Roraback has lagged behind Esty in fundraising until the last three months, when he seems to have raised nearly as much as his Democratic rival. Closing the fundraising gap helps level the campaigns, but Roraback could benefit from the type of third-party attack ads that are helping Esty.
The candidates’ strategies are also likely to take a different turn when it comes to the 5th District’s sprawling geography.
Esty has a stronghold in Cheshire, which is the hometown of Senate candidate Murphy as well, and she is popular in the Democratic-leaning towns of Danbury, Meriden, Waterbury and New Britain.
Republican State Sen.

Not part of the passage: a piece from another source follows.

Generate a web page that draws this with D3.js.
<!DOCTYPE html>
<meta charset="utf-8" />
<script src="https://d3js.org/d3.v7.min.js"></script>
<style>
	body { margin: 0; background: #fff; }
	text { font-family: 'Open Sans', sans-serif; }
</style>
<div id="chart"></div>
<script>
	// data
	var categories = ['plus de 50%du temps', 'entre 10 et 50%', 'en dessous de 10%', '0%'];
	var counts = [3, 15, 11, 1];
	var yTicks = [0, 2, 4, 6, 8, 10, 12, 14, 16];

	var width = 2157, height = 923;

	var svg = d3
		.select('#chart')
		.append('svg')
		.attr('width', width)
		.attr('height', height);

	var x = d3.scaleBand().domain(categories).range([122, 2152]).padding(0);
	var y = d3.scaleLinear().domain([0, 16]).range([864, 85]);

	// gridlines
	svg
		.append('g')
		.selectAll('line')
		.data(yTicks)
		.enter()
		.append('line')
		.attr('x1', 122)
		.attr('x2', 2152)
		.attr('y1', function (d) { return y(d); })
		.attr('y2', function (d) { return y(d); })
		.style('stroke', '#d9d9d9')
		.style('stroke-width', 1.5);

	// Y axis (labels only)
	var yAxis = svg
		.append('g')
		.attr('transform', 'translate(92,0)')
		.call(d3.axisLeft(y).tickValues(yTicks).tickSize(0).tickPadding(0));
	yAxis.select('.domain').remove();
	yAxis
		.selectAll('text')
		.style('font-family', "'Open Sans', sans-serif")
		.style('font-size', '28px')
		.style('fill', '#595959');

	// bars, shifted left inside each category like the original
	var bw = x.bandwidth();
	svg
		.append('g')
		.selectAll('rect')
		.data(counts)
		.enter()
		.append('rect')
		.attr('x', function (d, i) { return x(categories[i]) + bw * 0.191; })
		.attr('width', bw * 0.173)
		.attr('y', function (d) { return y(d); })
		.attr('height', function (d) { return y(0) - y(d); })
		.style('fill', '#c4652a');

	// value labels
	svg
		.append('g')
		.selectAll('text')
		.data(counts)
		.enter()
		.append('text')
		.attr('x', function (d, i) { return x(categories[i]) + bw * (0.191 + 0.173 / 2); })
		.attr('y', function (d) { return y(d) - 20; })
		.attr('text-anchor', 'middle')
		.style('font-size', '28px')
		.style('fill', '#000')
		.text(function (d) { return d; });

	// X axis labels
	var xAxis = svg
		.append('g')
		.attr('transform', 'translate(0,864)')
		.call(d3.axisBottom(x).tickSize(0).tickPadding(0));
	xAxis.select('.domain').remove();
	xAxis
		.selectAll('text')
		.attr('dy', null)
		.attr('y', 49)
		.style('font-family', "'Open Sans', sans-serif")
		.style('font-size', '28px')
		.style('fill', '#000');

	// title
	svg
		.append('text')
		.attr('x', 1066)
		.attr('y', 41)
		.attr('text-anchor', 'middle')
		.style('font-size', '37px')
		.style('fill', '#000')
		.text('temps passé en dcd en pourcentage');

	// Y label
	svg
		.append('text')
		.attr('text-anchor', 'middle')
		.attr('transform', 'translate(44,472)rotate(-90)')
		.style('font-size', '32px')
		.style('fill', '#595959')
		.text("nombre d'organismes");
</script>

Rob Kane, who ran Roraback’s successful primary campaign, said Roraback needs to spend time introducing himself to voters in those towns.
“He gets things done and he works well with people,” Kane said. “He needs to get that message out.”
Kane said the 5th District is the most conservative in the state. It is home to more Republicans than the other four congressional districts, and even the district’s Democrats tend to be moderate, he said.
“Obviously jobs and the economy are the major issues,” Kane said. “But [voters] are also tired of the gridlock in Washington and want someone who plays nice with others.”
Esty would be smart to spend time in the more than 15 municipalities that comprise Roraback’s state Senate district in the northwest corner of the state, including Goshen, Litchfield, Kent, Washington and Torrington, Benjamin said.
Esty is scheduled for at least one high-profile visit there — she plans to attend an Oct. 13 fundraiser in Kent hosted by Vice President Joe Biden to raise money for the Obama-Biden ticket.
Kyle Kondik, an analyst at the University of Virginia Center for Politics, said he has rated the Roraback-Esty race as one that “leans Democratic.”
“But that is a tentative rating,” he said. “I could definitely imagine Roraback winning because he seems like a decent fit for the district, in the model of traditional moderate Northeastern Republicans.”
One thing that may help decide this close race and has nothing to do with the well-planned strategies of the campaigns: The strength of the candidates at the top of the ticket.
Obama is expected to win the state, but polls show he has much less support in Connecticut than he did four years ago. That could hurt Esty, Kondik said.
Meanwhile, a surge in popularity for Republican presidential candidate Mitt Romney could give Roraback a boost.